The North London freefall continues

Watching Tottenham right now is like watching a guy try to parallel park a Ferrari after three shots of tequila. You know it is going to end in a curb check, the question is just how much paint gets scraped off the bumper. The latest relegation odds shifts have the betting public sweating, even if the math nerds insist there is enough cushion to avoid the drop.

It is genuinely impressive how this club finds new ways to break hearts. We are sitting here on April 21, 2026, and the conversation is not about European qualification or silverware. It is about whether they can keep their heads above the waterline while the rest of the bottom quarter picks up points against the teams that actually care.

The math doesn't lie, but the eye test screams

You can throw all the data at me that you want. You can point at the points tally and tell me that safety is mathematically probable. But have you watched them play? There is a level of defensive disarray that usually only comes after a full tactical meltdown in the training ground. When Sky Sports reports the shifting odds, it isn't just noise. It is an honest reflection of how fundamentally broken this squad looks on a weekly basis.

The personnel decisions have been a masterclass in mismanagement. They are dragging around big contracts for players who clearly have their sights set on a beach in Dubai instead of a scrap at the Vitality Stadium. It is lazy. It is uninspired. And frankly, it is exactly what you expect from a club that hasn't learned the basic lesson that individual talent rarely cures tactical rot.

The reality check for the board

The hierarchy at Spurs seems to operate under the delusion that if they wait long enough, the problems will just sort themselves out. Spoiler alert: they wont. You do not fix a leaky hull by rearranging the deck chairs while the game is moving toward the 38th matchday of the campaign. The pressure is mounting for a total summer overhaul, because this current iteration of the squad is not fit for purpose.

If they do survive this season—and I mean barely clutching their Premier League status—the internal debrief needs to be brutal. No more buying project players who need two years to adapt.

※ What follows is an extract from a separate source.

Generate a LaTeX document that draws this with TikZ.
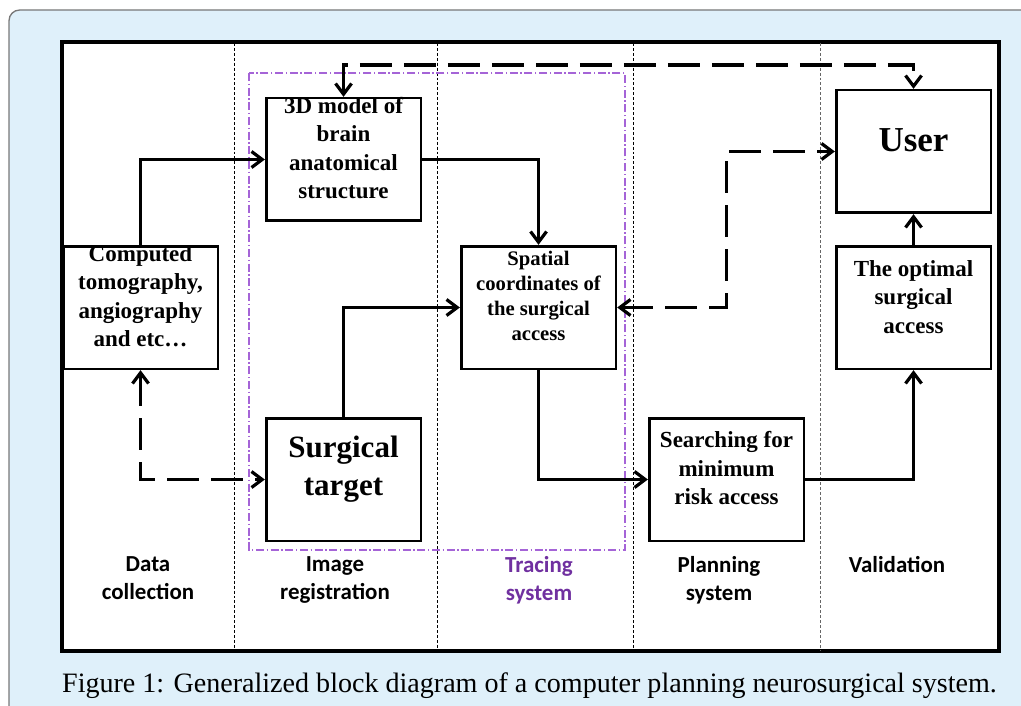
\documentclass[tikz,border=0pt]{standalone}
\usepackage{fontspec}
\usepackage{graphicx}
\setmainfont{Liberation Serif}
\newfontfamily\calibri{Carlito}
\usetikzlibrary{arrows.meta}
\definecolor{panelblue}{RGB}{223,240,250}
\definecolor{panelgray}{RGB}{120,120,120}
\definecolor{tracepurple}{RGB}{112,48,160}
\definecolor{tracebox}{RGB}{165,100,215}
\begin{document}
\begin{tikzpicture}[x=0.75pt,y=-0.75pt,
 box/.style={draw, line width=2pt, fill=white, minimum width=116pt, minimum height=92pt, inner sep=0pt},
 boxtext/.style={align=center, inner sep=0pt, font=\fontsize{17.25}{21.4}\selectfont\bfseries},
 conn/.style={line width=2.4pt, ->},
 dconn/.style={line width=2.4pt, <->, dash pattern=on 24pt off 9pt},
 sepline/.style={line width=0.7pt, dash pattern=on 2.2pt off 1.5pt},
 phase/.style={align=center, inner sep=0pt, anchor=north, font=\calibri\fontsize{17.2}{21}\selectfont\bfseries},
 >={Straight Barb[length=8pt,width=12pt]}
]
\useasboundingbox (0,0) rectangle (1021,706);
\clip (0,0) rectangle (1021,706);
\fill[white] (0,0) rectangle (1021,706);
% panel
\draw[fill=panelblue, draw=panelgray, line width=1pt, rounded corners=8pt] (9,10) rectangle (1060,740);
% frame
\draw[fill=white, line width=2.3pt] (62,42) rectangle (999,651);
% separators
\draw[sepline] (234,43) -- (234,650);
\draw[sepline] (437,43) -- (437,650);
\draw[sepline] (633,43) -- (633,650);
\draw[sepline, draw=black!60] (820,43) -- (820,650);
% tracing system region
\draw[tracebox, line width=0.9pt, dash pattern=on 6pt off 2pt on 1pt off 2pt] (249,73) rectangle (625,550);

% boxes
\node[box] (m3d) at (343.5,159.5) {};
\node[box] (ct) at (140.5,307.5) {};
\node[box] (spatial) at (538.5,307.5) {};
\node[box] (target) at (343.5,479.5) {};
\node[box] (search) at (726.5,479.5) {};
\node[box] (user) at (913.5,151.5) {};
\node[box] (optimal) at (913.5,307.5) {};

% box texts
\node[boxtext] (m3dtext) at ([yshift=8.5pt]m3d.center) {3D model of\\brain\\anatomical\\structure};
\node[boxtext] (cttext) at ([yshift=8.5pt]ct.center) {Computed\\tomography,\\angiography\\and etc\ldots};
\node[boxtext, font=\fontsize{15.5}{18.75}\selectfont\bfseries] (spatialtext) at ([yshift=8.5pt]spatial.center) {Spatial\\coordinates of\\the surgical\\access};
\node[boxtext, font=\fontsize{23.25}{28.5}\selectfont\bfseries] (targettext) at ([yshift=8pt]target.center) {Surgical\\target};
\node[boxtext] (searchtext) at ([yshift=8.5pt]search.center) {Searching for\\minimum\\risk access};
\node[boxtext, font=\fontsize{26.25}{30}\selectfont\bfseries] (usertext) at ([yshift=8.5pt]user.center) {User};
\node[boxtext] (optimaltext) at ([yshift=8pt]optimal.center) {The optimal\\surgical\\access};

% connectors
\draw[conn] (ct.north) |- (m3d.west);
\draw[conn] (m3d.east) -| (spatial.north);
\draw[conn] (target.north) |- (spatial.west);
\draw[conn] (spatial.south) |- (search.west);
\draw[conn] (search.east) -| (optimal.south);
\draw[conn] (optimal.north) -- (user.south);

\coordinate (topline) at (600,65);
\coordinate (jog) at (726.5,300);
\draw[dconn] (m3d.north) |- (topline) -| (user.north);
\draw[dconn] (spatial.east) -| (jog |- user.west) -- (user.west);
\draw[dconn] (ct.south) |- (target.west);

% phase labels
\node[phase] (l1) at (148,556) {Data\\collection};
\node[phase] (l2) at (335,556) {Image\\registration};
\node[phase, text=tracepurple] (l3) at (539,556) {Tracing\\system};
\node[phase] (l4) at (719,556) {Planning\\system};
\node[phase] (l5) at (897,556) {Validation};

% caption
\node[inner sep=0pt] (caption) at (529.5,686) {\resizebox{701pt}{!}{\fontsize{20}{24}\selectfont Figure 1: Generalized block diagram of a computer planning neurosurgical system.}};
\end{tikzpicture}
\end{document}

No more mid-table manager appointments that satisfy the spreadsheet while ignoring the pitch. They need to burn the barn down and start fresh if they want to stop being the punchline of every Tuesday night pub debate.

It is a damning assessment, but look at the trend line. They concede when they should be closing the door and go silent when they need a goal to flip the momentum. Management has failed to fill the gaps in the roster, and now the bottom of the table is staring back at them. If the scouts were actually doing their jobs, we would be talking about a rebuild, not a prayer for 40 points.